The duo posted a video on TikTok to share the words they’d developed and hashtagged it “#marriagelanguage.” That video, with more than 3.6 million views, spawned a host of similar ones featuring couples revealing their own embarrassing terms. (Who knew so many people had their own nicknames for Starbucks?) The hashtag #marriagelanguage has since been viewed on TikTok nearly 30 million times.
Dr. Richard Slatcher, a behavior and brain sciences professor at the University of Georgia, has spent the majority of his career researching the social psychology behind close relationships, including how language forms and is used between intimate partners. He said the #marriagelanguage trend is really “getting at ways that we express affection for other people.”
“I think we do this as a way to form connections with other people,” Dr. Slatcher said. “When we do this in our intimate relationships, it’s a sign of trust — trust that you won’t share each other’s pet names with the world — and also a sign that our relationship is special.”
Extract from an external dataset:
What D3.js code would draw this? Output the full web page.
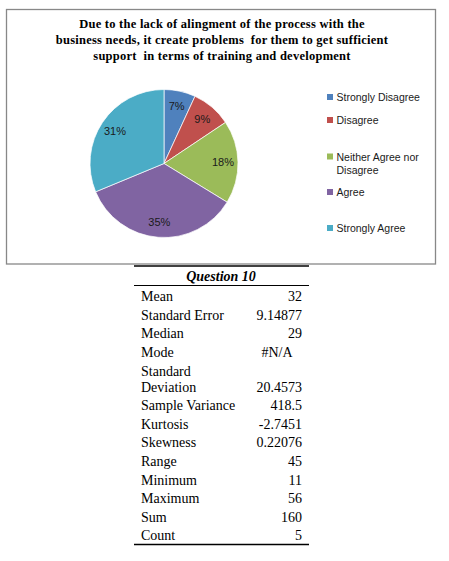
<!DOCTYPE html>
<html>
<head>
<meta charset="utf-8">
<script src="https://cdn.jsdelivr.net/npm/d3@7"></script>
<style>
  body { margin: 0; background: #fff; }
  svg { display: block; }
</style>
</head>
<body>
<svg id="chart" width="449" height="561"></svg>
<script>
// survey answers (counts) for question 10
const categories = ["Strongly Disagree", "Disagree", "Neither Agree nor Disagree", "Agree", "Strongly Agree"]
const counts = [11, 14, 29, 56, 50]
const sliceColors = ["#4F81BD", "#C0504D", "#9BBB59", "#8064A2", "#4BACC6"]

const titleLines = [
    "Due to the lack of alingment of the process with the",
    "business needs, it create problems  for them to get sufficient",
    "support  in terms of training and development"
]

// descriptive statistics table
const statLabels = ["Mean", "Standard Error", "Median", "Mode", "Standard Deviation", "Sample Variance",
    "Kurtosis", "Skewness", "Range", "Minimum", "Maximum", "Sum", "Count"]
const statValues = ["32", "9.14877", "29", "#N/A", "20.4573", "418.5",
    "-2.7451", "0.22076", "45", "11", "56", "160", "5"]
const tableTitle = "Question 10"

const svg = d3.select("#chart")

// chart frame
svg.append("rect")
    .attr("x", 6.5).attr("y", 9.5)
    .attr("width", 429).attr("height", 254.5)
    .attr("fill", "#fff")
    .attr("stroke", "#888")
    .attr("stroke-width", 1.3)

svg.append("g")
    .selectAll("text")
    .data(titleLines)
    .join("text")
    .attr("x", 222)
    .attr("y", (d, i) => 24 + i * 16)
    .attr("text-anchor", "middle")
    .attr("dominant-baseline", "central")
    .attr("font-family", "Liberation Serif, Times New Roman, serif")
    .attr("font-weight", "bold")
    .attr("font-size", 12.5)
    .attr("letter-spacing", 0.25)
    .attr("fill", "#000")
    .style("white-space", "pre")
    .text(d => d)

// pie
const total = d3.sum(counts)
const radius = 74
const pie = d3.pie().sort(null).value(d => d)
const arcs = pie(counts)
const arc = d3.arc().innerRadius(0).outerRadius(radius)
const labelArc = d3.arc().innerRadius(59).outerRadius(59)
const color = d3.scaleOrdinal().domain(categories).range(sliceColors)

const pieG = svg.append("g").attr("transform", "translate(164,163.5)")

pieG.selectAll("path")
    .data(arcs)
    .join("path")
    .attr("d", arc)
    .attr("fill", (d, i) => color(categories[i]))
    .attr("stroke", "#fff")
    .attr("stroke-width", 0.7)

pieG.selectAll("text")
    .data(arcs)
    .join("text")
    .attr("transform", d => `translate(${labelArc.centroid(d)})`)
    .attr("text-anchor", "middle")
    .attr("dominant-baseline", "central")
    .attr("font-family", "Liberation Sans, Arial, sans-serif")
    .attr("font-size", 11)
    .attr("fill", "#1a1a1a")
    .text(d => Math.round(d.data / total * 100) + "%")

// legend
const legendY = [97, 120, 156.5, 192, 228]
const legendLines = [["Strongly Disagree"], ["Disagree"], ["Neither Agree nor", "Disagree"], ["Agree"], ["Strongly Agree"]]

const legend = svg.append("g")
    .selectAll("g")
    .data(categories)
    .join("g")
    .attr("transform", (d, i) => `translate(327,${legendY[i]})`)

legend.append("rect")
    .attr("x", 0).attr("y", -3)
    .attr("width", 6).attr("height", 6)
    .attr("fill", d => color(d))

legend.append("text")
    .attr("font-family", "Liberation Sans, Arial, sans-serif")
    .attr("font-size", 10.5)
    .attr("fill", "#1a1a1a")
    .selectAll("tspan")
    .data((d, i) => legendLines[i])
    .join("tspan")
    .attr("x", 9.5)
    .attr("y", (d, j) => j * 13.5)
    .attr("dominant-baseline", "central")
    .text(d => d)

// stats table
const tableFont = "Liberation Serif, Times New Roman, serif"
const tLeft = 134, tRight = 309
const rowH = 18.6
const sdIndex = statLabels.indexOf("Standard Deviation")
const rowY = i => 296.7 + i * rowH + (i > sdIndex ? 16 : 0)

svg.append("line")
    .attr("x1", tLeft).attr("x2", tRight)
    .attr("y1", 266).attr("y2", 266)
    .attr("stroke", "#000").attr("stroke-width", 1.4)

svg.append("text")
    .attr("x", 221).attr("y", 276)
    .attr("text-anchor", "middle")
    .attr("dominant-baseline", "central")
    .attr("font-family", tableFont)
    .attr("font-size", 14)
    .attr("font-weight", "bold")
    .attr("font-style", "italic")
    .text(tableTitle)

svg.append("line")
    .attr("x1", tLeft).attr("x2", tRight)
    .attr("y1", 285.5).attr("y2", 285.5)
    .attr("stroke", "#000").attr("stroke-width", 1.2)

const rows = svg.append("g")
    .selectAll("g")
    .data(statLabels)
    .join("g")

rows.append("text")
    .attr("font-family", tableFont)
    .attr("font-size", 14)
    .attr("fill", "#000")
    .selectAll("tspan")
    .data((d, i) => (i === sdIndex ? ["Standard", "Deviation"] : [d]).map((t, j) => ({t, y: rowY(i) + j * 16})))
    .join("tspan")
    .attr("x", 141)
    .attr("y", d => d.y)
    .attr("dominant-baseline", "central")
    .text(d => d.t)

rows.append("text")
    .attr("x", (d, i) => statValues[i] === "#N/A" ? 277 : 302)
    .attr("y", (d, i) => rowY(i) + (i === sdIndex ? 16 : 0))
    .attr("text-anchor", (d, i) => statValues[i] === "#N/A" ? "middle" : "end")
    .attr("dominant-baseline", "central")
    .attr("font-family", tableFont)
    .attr("font-size", 14)
    .attr("fill", "#000")
    .text((d, i) => statValues[i])

svg.append("line")
    .attr("x1", tLeft).attr("x2", tRight)
    .attr("y1", 544.5).attr("y2", 544.5)
    .attr("stroke", "#000").attr("stroke-width", 1.4)
</script>
</body>
</html>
Dr. Slatcher said he is part of this phenomenon, too. “Early in our relationship, my wife and I liked to play a lot of Scrabble, and you know how sometimes you see a word and it just doesn’t look right? My now-wife put down a word and I looked at it and I went, ‘“Two” is not a word,’” he said, pronouncing “two” as if it rhymed with “toe.” “We will probably at least once a year refer to twoe.”
He added: “In this way these words are like a teeny, tiny little story, a symbol of a story. When I say twoe to my wife, she knows exactly what it means.”
Idiosyncratic communication within a couple can be an indicator of relationship satisfaction, according to one study published in The Journal of Social and Personal Relationships. Happier couples are more likely to have their own dictionary of secret words and nicknames, indicative of the exclusive bond they share.
Part of the intimacy of pet names and marriage language is that it’s a shared secret, something meant to be revealed only within the comfortable confines of your relationship. But for Ms. Wilde and Mr. Kolar sharing their marriage language publicly has actually made them feel closer to each other. Dr. Slatcher said he was not surprised. Self-disclosure, or sharing secrets, is actually one of the most common ways people create connections.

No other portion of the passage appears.